How many steps should we train to get the best results?

jaywalnut310 / vits

VITS: Conditional Variational Autoencoder with Adversarial Learning for End-to-End Text-to-Speech

https://jaywalnut310.github.io/vits-demo/index.html

MIT License

6.73k stars 1.24k forks source link

How many steps should we train to get the best results? #87

Open futureaiengineeer opened 2 years ago

futureaiengineeer commented 2 years ago

I train my custom 10-hour 44,1Khz dataset till 400k steps, but the models seems not to synthesize good results. I wonder how many steps should i train the model to get the best result?

ZJ-CAI commented 1 year ago

10 hours seems to be a little too long. I used 2-hour one-speaker dataset and get a good result with 270K step(batch size 16).

Maybe the quality of your dataset is poor, or something else is wrong.

athenasaurav commented 1 year ago

Hello Everyone,

I'm training a VCTK dataset (22050 sampling rate), downloaded, for the multi-Speaker model. I have trained for 350000 steps and yet the quality of synthesis is not good as pre-trained models in the repo. How many steps will get a similar result?

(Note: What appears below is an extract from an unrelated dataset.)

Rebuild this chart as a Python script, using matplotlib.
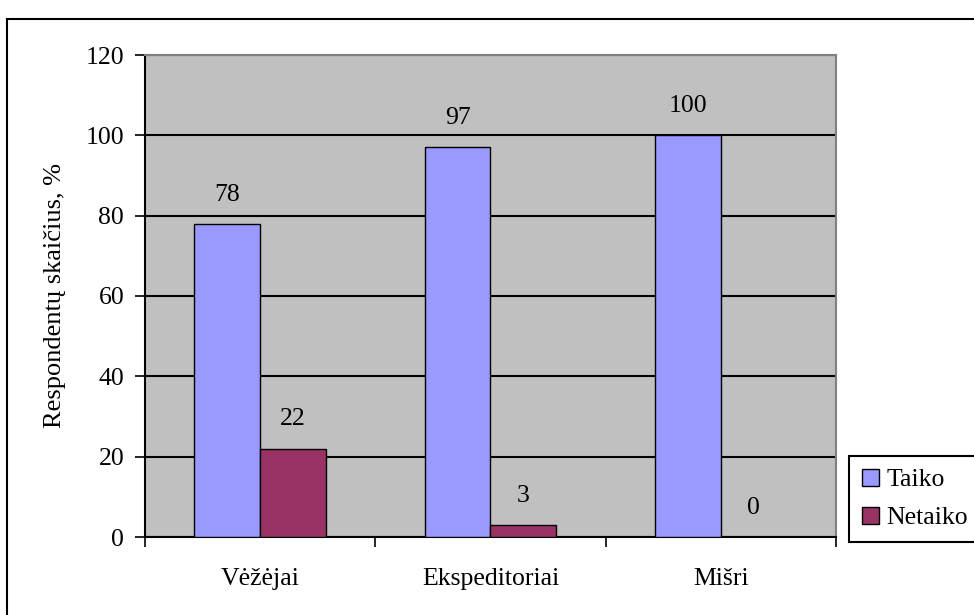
import matplotlib
matplotlib.use("Agg")
import matplotlib.pyplot as plt
import numpy as np
from matplotlib.patches import Rectangle

categories = ["Vėžėjai", "Ekspeditoriai", "Mišri"]
taiko = [78, 97, 100]
netaiko = [22, 3, 0]
series_names = ["Taiko", "Netaiko"]
yticks = [0, 20, 40, 60, 80, 100, 120]
ylabel = "Respondentų skaičius, %"

plt.rcParams['font.family'] = ['Liberation Serif', 'DejaVu Serif']

fig = plt.figure(figsize=(9.74, 6.15), dpi=100)
fig.patch.set_facecolor("white")

# outer chart border
fig.patches.append(Rectangle((0.0077, -0.05), 1.2, 0.05 + 1 - 18.6/615, transform=fig.transFigure,
                             fill=False, edgecolor="black", linewidth=1.5, zorder=0))

ax = fig.add_axes([145/974, 1 - 537/615, (836-145)/974, (537-55)/615])
ax.set_facecolor("#C0C0C0")

x = np.arange(len(categories))
w = 1/3.5
b1 = ax.bar(x - w/2, taiko, w, color="#9999FF", edgecolor="black", linewidth=1, zorder=3, label=series_names[0])
b2 = ax.bar(x + w/2, netaiko, w, color="#993366", edgecolor="black", linewidth=1, zorder=3, label=series_names[1])

for bars, vals in ((b1, taiko), (b2, netaiko)):
    for r, v in zip(bars, vals):
        ax.annotate(str(v), (r.get_x() + r.get_width()/2, r.get_height()),
                    xytext=(0, 21), textcoords="offset points", ha="center", va="center",
                    fontsize=18.5)

ax.set_xlim(-0.5, len(categories) - 0.5)
ax.set_ylim(0, 120)
ax.set_yticks(yticks)
ax.set_yticklabels([str(t) for t in yticks], fontsize=18.5)
ax.yaxis.grid(True, color="black", linewidth=1.5, zorder=1)
ax.set_axisbelow(True)

ax.set_xticks(x)
ax.set_xticklabels(categories, fontsize=18.5)
ax.set_xticks(np.arange(-0.5, len(categories)), minor=True)
ax.tick_params(axis="x", which="major", length=0, pad=22)
ax.tick_params(axis="x", which="minor", length=7, width=1.2, direction="out", color="black")
ax.tick_params(axis="y", length=7, width=1.2, direction="out", pad=8, color="black")

for s in ("left", "bottom"):
    ax.spines[s].set_color("black")
    ax.spines[s].set_linewidth(1.5)
for s in ("top", "right"):
    ax.spines[s].set_color("#808080")
    ax.spines[s].set_linewidth(1.5)

ax.set_ylabel(ylabel, fontsize=19, labelpad=14)

leg = fig.legend(handles=[b1, b2], labels=series_names, loc="upper left",
                 bbox_to_anchor=(849/974, 1 - 456/615), fontsize=18.5,
                 frameon=True, fancybox=False, edgecolor="black", framealpha=1,
                 handlelength=0.65, handleheight=0.65, handletextpad=0.3,
                 borderpad=0.5, labelspacing=0.6, borderaxespad=0)
leg.get_frame().set_linewidth(1.5)

fig.savefig("out.png", dpi=100, facecolor="white")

Dataset was resampled by me from 48000 to 22050.

Dataset Source : https://www.kaggle.com/datasets/showmik50/vctk-dataset

athenasaurav commented 1 year ago

One update, I noticed that in my dataset, there is initial silence in most of the audio files (before getting downsampled), so it remains in 22050Hz data as well.

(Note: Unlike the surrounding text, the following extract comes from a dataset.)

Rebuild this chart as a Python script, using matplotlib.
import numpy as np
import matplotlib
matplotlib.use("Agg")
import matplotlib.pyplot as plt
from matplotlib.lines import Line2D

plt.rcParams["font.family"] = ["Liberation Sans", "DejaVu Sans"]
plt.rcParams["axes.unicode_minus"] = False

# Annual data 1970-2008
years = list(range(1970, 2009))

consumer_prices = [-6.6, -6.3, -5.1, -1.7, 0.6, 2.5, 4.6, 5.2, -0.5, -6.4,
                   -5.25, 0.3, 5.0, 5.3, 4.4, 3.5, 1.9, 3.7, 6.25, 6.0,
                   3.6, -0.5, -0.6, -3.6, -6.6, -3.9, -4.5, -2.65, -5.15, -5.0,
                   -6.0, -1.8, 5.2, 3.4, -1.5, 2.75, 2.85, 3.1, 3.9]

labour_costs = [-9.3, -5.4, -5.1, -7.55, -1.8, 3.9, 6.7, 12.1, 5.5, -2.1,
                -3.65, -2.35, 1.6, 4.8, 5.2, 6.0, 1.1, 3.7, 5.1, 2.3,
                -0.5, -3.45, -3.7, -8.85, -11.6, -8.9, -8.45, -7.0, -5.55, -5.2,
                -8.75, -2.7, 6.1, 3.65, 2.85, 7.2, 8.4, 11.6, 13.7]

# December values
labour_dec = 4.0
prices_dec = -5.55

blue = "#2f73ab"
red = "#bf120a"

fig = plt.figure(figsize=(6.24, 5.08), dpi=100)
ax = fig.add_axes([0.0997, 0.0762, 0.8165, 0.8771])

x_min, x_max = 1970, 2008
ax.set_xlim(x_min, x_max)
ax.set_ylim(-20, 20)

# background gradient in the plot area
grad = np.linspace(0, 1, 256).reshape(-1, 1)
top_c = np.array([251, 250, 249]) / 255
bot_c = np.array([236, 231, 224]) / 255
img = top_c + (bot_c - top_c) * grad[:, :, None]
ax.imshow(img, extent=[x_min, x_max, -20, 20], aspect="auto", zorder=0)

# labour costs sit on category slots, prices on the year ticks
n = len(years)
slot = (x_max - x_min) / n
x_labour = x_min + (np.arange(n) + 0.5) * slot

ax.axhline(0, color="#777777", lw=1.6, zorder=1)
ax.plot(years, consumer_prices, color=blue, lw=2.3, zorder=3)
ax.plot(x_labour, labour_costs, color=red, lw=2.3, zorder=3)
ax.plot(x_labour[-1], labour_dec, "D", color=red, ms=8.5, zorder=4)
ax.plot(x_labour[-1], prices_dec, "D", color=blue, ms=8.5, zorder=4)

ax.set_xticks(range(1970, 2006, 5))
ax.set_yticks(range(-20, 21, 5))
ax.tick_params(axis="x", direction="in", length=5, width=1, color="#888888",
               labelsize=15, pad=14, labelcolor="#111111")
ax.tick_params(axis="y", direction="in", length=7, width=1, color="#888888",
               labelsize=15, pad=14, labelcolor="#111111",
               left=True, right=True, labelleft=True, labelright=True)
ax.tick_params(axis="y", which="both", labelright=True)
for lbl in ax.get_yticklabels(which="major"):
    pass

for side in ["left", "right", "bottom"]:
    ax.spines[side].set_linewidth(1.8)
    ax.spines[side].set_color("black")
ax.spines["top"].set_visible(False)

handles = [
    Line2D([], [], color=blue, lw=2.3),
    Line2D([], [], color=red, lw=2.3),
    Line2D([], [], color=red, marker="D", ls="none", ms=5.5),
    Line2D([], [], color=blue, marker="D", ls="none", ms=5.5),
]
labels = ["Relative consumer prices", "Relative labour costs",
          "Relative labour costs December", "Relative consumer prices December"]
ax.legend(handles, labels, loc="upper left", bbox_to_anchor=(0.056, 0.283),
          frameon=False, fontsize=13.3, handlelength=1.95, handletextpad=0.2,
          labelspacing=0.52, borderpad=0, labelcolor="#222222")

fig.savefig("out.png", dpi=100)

I have used set_frame_rate function from pydub import AudioSegment to downsample the audio files only but didn't use librosa to trim silence. Is it necessary to trim silence at the start and end of every file for better results?

nikich340 commented 1 year ago

Authors used 300k steps with batch = 64, start from that.

LanglyAdrian commented 1 year ago

@athenasaurav, did you end up having to remove the silence? I got to 100k steps and when generating, I get only silence. I thought maybe the problem is also that I didn’t cut off the silence in the dataset.

athenasaurav commented 1 year ago

@LanglyAdrian yes silence do create some issue but i started getting better results after more epochs.

LanglyAdrian commented 1 year ago

@athenasaurav can you look this ? I already doubt that the problem is in the presence of silence. After 130k, there should be at least some sounds, but here it's just silence.

athenasaurav commented 1 year ago

@LanglyAdrian not sure what your problem can be. Can you share your inference code. Also you are passing the speaker ids as per VCTK data in filelist?

LanglyAdrian commented 1 year ago

@athenasaurav , For inference, I use the code from the colab, but with my weights.

I'm using the original filelists and I've checked that all the wavs are in the correct places and match the information in the filelists.

Linghuxc commented 1 year ago

Authors used 300k steps with batch = 64, start from that. @nikich340 Authors used 300k steps with batch = 64, start from that. My batch_size=8; Do I need to train 2400k steps to get the results? I can only train 3k steps in an hour now, because an epoch takes about 5 minutes. That would take me about 800 hours to train, right? Is that reasonable? I am looking forward to your reply.Thank you very much!

athenasaurav commented 1 year ago

@Linghuxc

It doesnt work like that, i have trained for around 350k steps with a batch size of 16 and got good quality. You can do the same with batch size 8. Batch size basically dependent on you GPU size.

Linghuxc commented 1 year ago

@athenasaurav

Ok, I see what you mean. Thank you very much for your answer!